One of the IDEA Center’s recent startups, Pareto Life Sciences, is on the verge of becoming the world’s first stem cell marketplace, a move that may completely disrupt the bone marrow donor registry model. At any one time, approximately 7,500 people are actively searching for a bone marrow donor; and at least 3,000 people die each year because they cannot find a matching donor. Up until recently, bone marrow was treated by law as an organ. This prevented donors from receiving compensation for their donations and had the effect of keeping the number of bone marrow transplants relatively low. The 9th Circuit Court of Appeals, however, recently ruled that bone marrow is not an organ, thus paving the way for donor compensation and its likely accompanying increase in the number of bone marrow donations. Capitalizing on this ruling, Pareto is setting up a system whereby donors will receive up to $10,000 per donation of bone marrow. Using a swab kit and a human leukocyte antigen (HLA) database, Pareto will connect willing donors with patients to treat blood-related diseases and cancers. The company believes it will be able to help hundreds, if not thousands, of those who may not have had a chance to receive a bone marrow transplant prior to the 9th Circuit’s ruling and, at the same time, completely disrupt the process bone marrow donations adhered to prior to this ruling.

Just as Pareto looks to transform the way bone marrow donations are made, another recent IDEA Center startup, Resonado, looks to radically change the look and sound of the audio speaker. Resonado manufactures speakers that utilize the patented flat core speaker technology, which reduces the size and weight of speakers up to 70 percent, decreases manufacturing costs up to 30 percent, and significantly increases design flexibility, all while providing superior sound quality. The result are bluetooth-enabled speakers only slightly larger than a credit card and weighing only 72 grams but able to put out over 12 Watts of power of high-resolution audio, an output that can easily fill a room or outside space.
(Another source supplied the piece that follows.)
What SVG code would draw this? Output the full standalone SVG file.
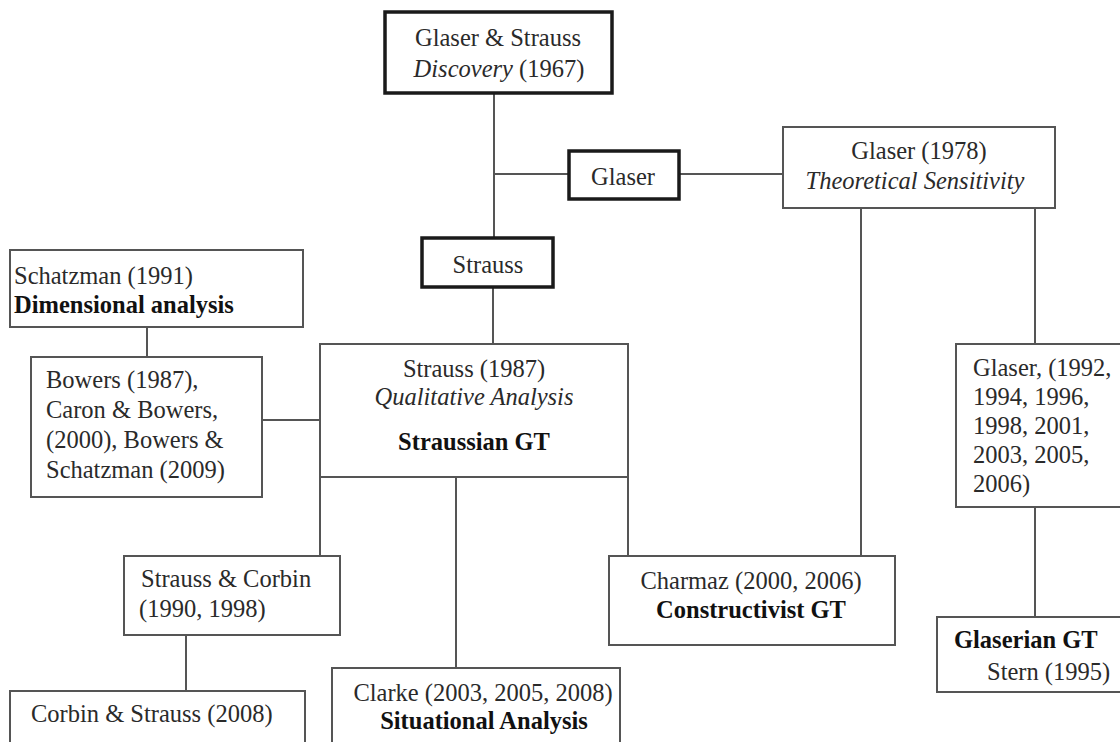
<svg xmlns="http://www.w3.org/2000/svg" width="1120" height="742" viewBox="0 0 1120 742" font-family="'Liberation Serif', Tinos, 'Times New Roman', Times, 'DejaVu Serif', serif">
<style>
text{font-family:'Liberation Serif',Tinos,'Times New Roman',Times,'DejaVu Serif',serif;font-size:24.5px;fill:#2a2a2a}
.c{text-anchor:middle}
.b{font-weight:bold;fill:#111}
.i{font-style:italic}
.thin{fill:#fff;stroke:#555;stroke-width:2}
.thick{fill:#fff;stroke:#1a1a1a;stroke-width:3.5}
.ln{stroke:#555;stroke-width:2;fill:none}
</style>
<rect width="1120" height="742" fill="#fff"/>
<g id="connectors">
<line class="ln" x1="494" y1="93" x2="494" y2="238"/>
<line class="ln" x1="494" y1="174" x2="569" y2="174"/>
<line class="ln" x1="679" y1="174" x2="783" y2="174"/>
<line class="ln" x1="493" y1="287" x2="493" y2="344"/>
<line class="ln" x1="147" y1="327" x2="147" y2="357"/>
<line class="ln" x1="262" y1="420" x2="320" y2="420"/>
<line class="ln" x1="320" y1="477" x2="320" y2="556"/>
<line class="ln" x1="456" y1="477" x2="456" y2="668"/>
<line class="ln" x1="628" y1="477" x2="628" y2="556"/>
<line class="ln" x1="186" y1="635" x2="186" y2="691"/>
<line class="ln" x1="861" y1="208" x2="861" y2="556"/>
<line class="ln" x1="1035" y1="208" x2="1035" y2="344"/>
<line class="ln" x1="1035" y1="507" x2="1035" y2="617"/>
</g>
<g id="n-discovery">
<rect class="thick" x="385" y="12" width="227" height="81"/>
<text class="c" x="498" y="46">Glaser &amp; Strauss</text>
<text class="c" x="499" y="77"><tspan class="i">Discovery</tspan> (1967)</text>
</g>
<g id="n-glaser">
<rect class="thick" x="569" y="151" width="110" height="48"/>
<text class="c" x="623" y="185">Glaser</text>
</g>
<g id="n-glaser1978">
<rect class="thin" x="783" y="127" width="272" height="81"/>
<text class="c" x="919" y="159">Glaser (1978)</text>
<text class="c i" x="915" y="189">Theoretical Sensitivity</text>
</g>
<g id="n-strauss">
<rect class="thick" x="422" y="238" width="131" height="49"/>
<text class="c" x="488" y="273">Strauss</text>
</g>
<g id="n-schatzman">
<rect class="thin" x="10" y="250" width="293" height="77"/>
<text x="14" y="284">Schatzman (1991)</text>
<text class="b" x="14" y="313">Dimensional analysis</text>
</g>
<g id="n-bowers">
<rect class="thin" x="31" y="357" width="231" height="140"/>
<text x="46" y="388">Bowers (1987),</text>
<text x="46" y="418">Caron &amp; Bowers,</text>
<text x="46" y="448">(2000), Bowers &amp;</text>
<text x="46" y="478">Schatzman (2009)</text>
</g>
<g id="n-strauss1987">
<rect class="thin" x="320" y="344" width="308" height="133"/>
<text class="c" x="474" y="377">Strauss (1987)</text>
<text class="c i" x="474" y="405">Qualitative Analysis</text>
<text class="c b" x="474" y="450">Straussian GT</text>
</g>
<g id="n-glaser1992">
<rect class="thin" x="956" y="344" width="180" height="163"/>
<text x="973" y="376">Glaser, (1992,</text>
<text x="973" y="405">1994, 1996,</text>
<text x="973" y="434">1998, 2001,</text>
<text x="973" y="463">2003, 2005,</text>
<text x="973" y="492">2006)</text>
</g>
<g id="n-strausscorbin">
<rect class="thin" x="124" y="556" width="216" height="79"/>
<text x="141" y="587">Strauss &amp; Corbin</text>
<text x="139" y="617">(1990, 1998)</text>
</g>
<g id="n-corbinstrauss">
<rect class="thin" x="10" y="691" width="295" height="70"/>
<text x="31" y="722">Corbin &amp; Strauss (2008)</text>
</g>
<g id="n-clarke">
<rect class="thin" x="332" y="668" width="288" height="90"/>
<text class="c" x="483" y="701">Clarke (2003, 2005, 2008)</text>
<text class="c b" x="484" y="729">Situational Analysis</text>
</g>
<g id="n-charmaz">
<rect class="thin" x="609" y="556" width="286" height="89"/>
<text class="c" x="751" y="589">Charmaz (2000, 2006)</text>
<text class="c b" x="751" y="618">Constructivist GT</text>
</g>
<g id="n-glaserian">
<rect class="thin" x="937" y="617" width="200" height="75"/>
<text class="b" x="954" y="648">Glaserian GT</text>
<text x="987" y="680">Stern (1995)</text>
</g>
</svg>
Pareto and Resonado are just two examples of the kinds of technologies emerging from the IDEA Center that we hope will change their respective industries. A number of our companies will fail. We understand this and accept it as part of the dynamic world of startups, but by continuously producing high potential startups like Pareto and Resonado that have been vetted and derisked, our chances of being part of the startup revolution and producing companies that will change industries and advance innovation forward increase substantially.